I am heartened by the fact that Duncan represents a both-and approach to school reform, recognizing that both teacher improvement and social support for children outside of school will play a critical role in taking the US education system to a new level of excellence (we can hope, right?).

But I’m left with an important question: Will we see federal leadership for curricular reform? Peggy McIntosh recently pointed out to me that the central structure of the American education system (math, science, English, social studies, etc.) has remained unchanged since the 18th century. To be sure, approaches to these subjects are updated and the curriculum has certainly changed over time. Yet I’m also convinced from experience that the more things change the more they stay the same, and that the status quo reinforces traditional gender stereotypes (along with stereotypes about race and class).

For example, I noticed that my daughter’s kindergarten teacher had divided the girls’ and boys’ workbooks by color-coded baskets (red=girls, blue=boys: hm, at least it wasn’t pink!). I notice when I pick my daughter up from her after-school program that the room is frequently segregated by gender and toys (girls playing with dolls while boys play with Legos).

No doubt you’ve noticed that my examples point to classroom arrangements rather than classroom content, and you might think I’m being too nit-picky. After all, they’re just colored baskets, right? No way! I’m convinced that the classroom arrangements and curricular content reinforce each other (see my previous post where I mention a sex-stereotyping book series that my daughter discovered thanks to her first-grade teacher). It may be red baskets now, but when women still have to fight for equal pay for equal work (among other things), I want to be sure I’ve done my part to make a difference.

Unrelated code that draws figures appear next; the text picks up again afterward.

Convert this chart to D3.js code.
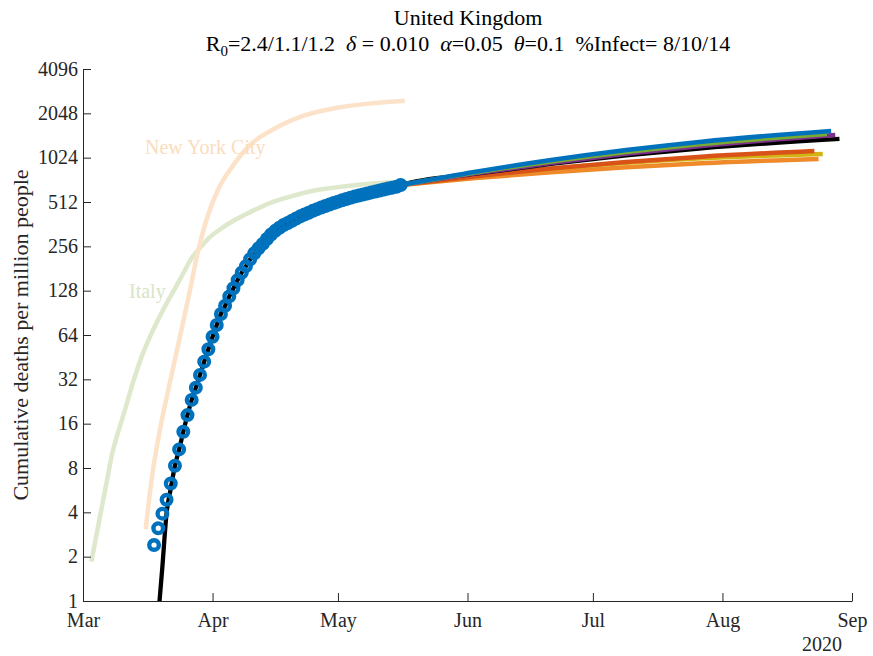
<!DOCTYPE html>
<html>
<head>
<meta charset="utf-8">
<script src="https://cdn.jsdelivr.net/npm/d3@7"></script>
<style>
  html, body { margin: 0; padding: 0; background: #fff; }
  svg { display: block; font-family: "Liberation Serif", "Times New Roman", serif; }
</style>
</head>
<body>
<svg id="chart" width="873" height="656"></svg>
<script>
// ---------- DATA (days counted from 2020-03-01) ----------
const monthTicks = ["2020-03-01","2020-04-01","2020-05-01","2020-06-01","2020-07-01","2020-08-01","2020-09-01"];
const monthLabels = ["Mar","Apr","May","Jun","Jul","Aug","Sep"];
const yTicks = [1,2,4,8,16,32,64,128,256,512,1024,2048,4096];

// UK observed cumulative deaths per million, daily from day 17 (Mar 18) to day 76 (May 16)
const ukStartDay = 17;
const ukDeaths = [2.4,3.12,3.92,4.87,6.28,8.29,10.7,14.1,18.3,23.2,
  28.1,34.3,42.2,51.2,62.3,74.9,88.9,101,117,133,
  151,170,188,209,230,248,266,287,308,326,
  342,357,369,382,396,409,421,433,446,458,
  470,481,492,504,515,526,536,547,557,566,
  576,585,595,604,613,622,632,641,650,668];

// Model fit (black) early part before it meets the data
const modelEarlyDays = [18,19,20,21];
const modelEarlyVals = [0.78,1.72,3.95,5.8];

// Italy (reference curve)
const italyDays = [2,4,6,7,8,10,12,14,16,18,20,22,24,26,28,30,33,36,40,45,50,55,60,65,70,76];
const italyVals = [1.85,3.66,7.2,10.1,12.8,19.7,30.7,45.3,62.2,81.6,105,132,168,213,250,289,337,382,437,507,561,611,641,666,687,700];

// New York City (reference curve)
const nycDays = [15,16.4,18.4,20.4,23.2,25.6,27.5,29.7,32.3,35.6,40,46,53,61.5,69.4,77];
const nycVals = [3.07,6.63,14.5,27.1,62.3,129,235,400,620,880,1250,1620,1980,2250,2400,2497];

// Projection scenarios from day 76
const projDays = {
  orange: [76,94,112,130,148,176],
  yellow: [76,94,112,130,148,177],
  red:    [76,94,112,130,148,175],
  black:  [76,94,112,130,148,181],
  purple: [76,94,112,130,148,180],
  green:  [76,94,112,130,148,178],
  blue:   [76,94,112,130,148,179]
};
const projVals = {
  orange: [668,744,816,881,938,1004],
  yellow: [668,767,861,945,1014,1085],
  red:    [668,767,865,957,1040,1137],
  black:  [668,797,930,1062,1186,1372],
  purple: [668,801,942,1087,1230,1460],
  green:  [668,812,964,1118,1268,1484],
  blue:   [668,822,986,1153,1315,1554]
};
const projColors = {
  orange: "#EE8A2A", yellow: "#D2B414", red: "#D95319", black: "#000000",
  purple: "#7E2F8E", green: "#77AC30", blue: "#0072BD"
};

// ---------- CHART ----------
const svg = d3.select("#chart");
const W = 873, H = 656;
const L = 83, R = 852, T = 69, B = 601;
const day0 = Date.UTC(2020,2,1);
const toDate = d => new Date(day0 + d*86400000);

const x = d3.scaleUtc().domain([new Date("2020-03-01"), new Date("2020-09-01")]).range([L, R]);
const y = d3.scaleLog().base(2).domain([1,4096]).range([B, T]);

svg.append("rect").attr("width", W).attr("height", H).attr("fill", "#fff");

svg.append("defs").append("clipPath").attr("id","clip")
  .append("rect").attr("x", L).attr("y", T - 10).attr("width", R - L + 20).attr("height", B - T + 10);

const line = d3.line().x(d => x(toDate(d[0]))).y(d => y(d[1])).curve(d3.curveMonotoneX);
const plot = svg.append("g").attr("clip-path","url(#clip)");

// reference curves
plot.append("path").datum(italyDays.map((d,i)=>[d,italyVals[i]]))
  .attr("d", line).attr("fill","none").attr("stroke","#DDE8CC").attr("stroke-width",4.5);
plot.append("path").datum(nycDays.map((d,i)=>[d,nycVals[i]]))
  .attr("d", line).attr("fill","none").attr("stroke","#FCE2C8").attr("stroke-width",4.5);

// projections
["orange","yellow","red"].forEach(k => {
  plot.append("path").datum(projDays[k].map((d,i)=>[d,projVals[k][i]]))
    .attr("d", line).attr("fill","none").attr("stroke",projColors[k]).attr("stroke-width",4.5);
});

// black model line
const ukPts = ukDeaths.map((v,i)=>[ukStartDay+i, v]);
const modelPts = modelEarlyDays.map((d,i)=>[d,modelEarlyVals[i]])
  .concat(ukPts.filter(p => p[0] >= 22 && p[0] < 76))
  .concat(projDays.black.map((d,i)=>[d,projVals.black[i]]));
plot.append("path").datum(modelPts).attr("d", line).attr("fill","none")
  .attr("stroke","#000").attr("stroke-width",4.3);

["purple","green","blue"].forEach(k => {
  plot.append("path").datum(projDays[k].map((d,i)=>[d,projVals[k][i]]))
    .attr("d", line).attr("fill","none").attr("stroke",projColors[k]).attr("stroke-width",4.5);
});

// observed circles
plot.selectAll("circle.obs").data(ukPts).join("circle")
  .attr("class","obs")
  .attr("cx", d => x(toDate(d[0]))).attr("cy", d => y(d[1]))
  .attr("r", 4.8).attr("fill","none").attr("stroke","#0072BD").attr("stroke-width",4.4);

// labels on curves
svg.append("text").attr("x",145).attr("y",154).attr("font-size",20).attr("fill","#FBDCBC").text("New York City");
svg.append("text").attr("x",129).attr("y",298).attr("font-size",20).attr("fill","#D8E4C6").text("Italy");

// axes
const fs = 20;
const xAxis = d3.axisBottom(x).tickValues(monthTicks.map(s=>new Date(s)))
  .tickFormat((d,i)=>monthLabels[i]).tickSizeInner(-8).tickSizeOuter(0).tickPadding(12);
const gx = svg.append("g").attr("transform",`translate(0,${B})`).call(xAxis);
const yAxis = d3.axisLeft(y).tickValues(yTicks).tickFormat(d3.format("d"))
  .tickSizeInner(-8).tickSizeOuter(0).tickPadding(5);
const gy = svg.append("g").attr("transform",`translate(${L},0)`).call(yAxis);
[gx,gy].forEach(g => {
  g.selectAll("path.domain").attr("stroke","#262626").attr("stroke-width",1);
  g.selectAll(".tick line").attr("stroke","#262626").attr("stroke-width",1);
  g.selectAll("text").attr("font-size",fs).attr("fill","#262626")
    .attr("font-family",'"Liberation Serif", "Times New Roman", serif');
});
gy.selectAll(".tick text").attr("dy","0.3em");

// year label
svg.append("text").attr("x",842).attr("y",651).attr("text-anchor","end")
  .attr("font-size",fs).attr("fill","#262626").text("2020");

// y label
svg.append("text").attr("transform",`translate(28,${(T+B)/2}) rotate(-90)`)
  .attr("text-anchor","middle").attr("font-size",22).attr("fill","#262626")
  .text("Cumulative deaths per million people");

// title
svg.append("text").attr("x",468).attr("y",25).attr("text-anchor","middle")
  .attr("font-size",22).attr("fill","#000").text("United Kingdom");
const t2 = svg.append("text").attr("x",468).attr("y",51).attr("text-anchor","middle")
  .attr("font-size",22).attr("fill","#000").attr("xml:space","preserve").style("white-space","pre");
t2.append("tspan").text("R");
t2.append("tspan").attr("font-size",15).attr("dy",5).text("0");
t2.append("tspan").attr("dy",-5).text("=2.4/1.1/1.2  ");
t2.append("tspan").attr("font-style","italic").text("δ");
t2.append("tspan").text(" = 0.010  ");
t2.append("tspan").attr("font-style","italic").text("α");
t2.append("tspan").text("=0.05  ");
t2.append("tspan").attr("font-style","italic").text("θ");
t2.append("tspan").text("=0.1  %Infect= 8/10/14");
</script>
</body>
</html>
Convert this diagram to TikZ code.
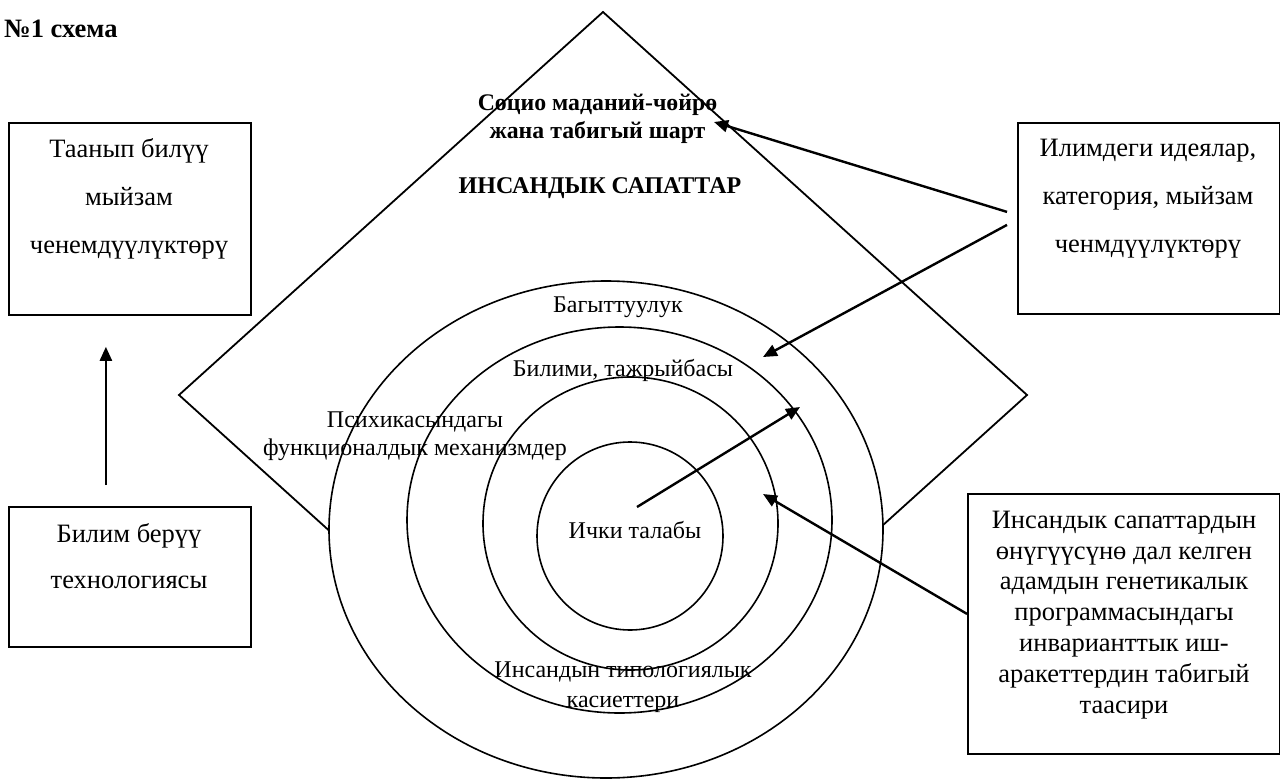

When I mentioned my concerns about the color-coded baskets during a conference, my daughter’s kindergarten teacher was shocked to think that she might be perpetuating gender stereotyping. She gave me examples of ways she challenged the students’ gender stereotyping in the classroom (talking about her own love of math, “requiring” girls to play in the block corner). The next morning the baskets were changed, with the kids finding their workbooks based upon the first initial of their last name.
I’m sure that won’t be the last conversation I have with a teacher about gender inequality in the classroom, but I hope that we can expect national leadership and fresh thinking about what goes on in the classroom. Any word on whether Duncan is a feminist? And GWP readers, have you taken any steps to make your sons’ or daughters’ classrooms more feminist learning environments?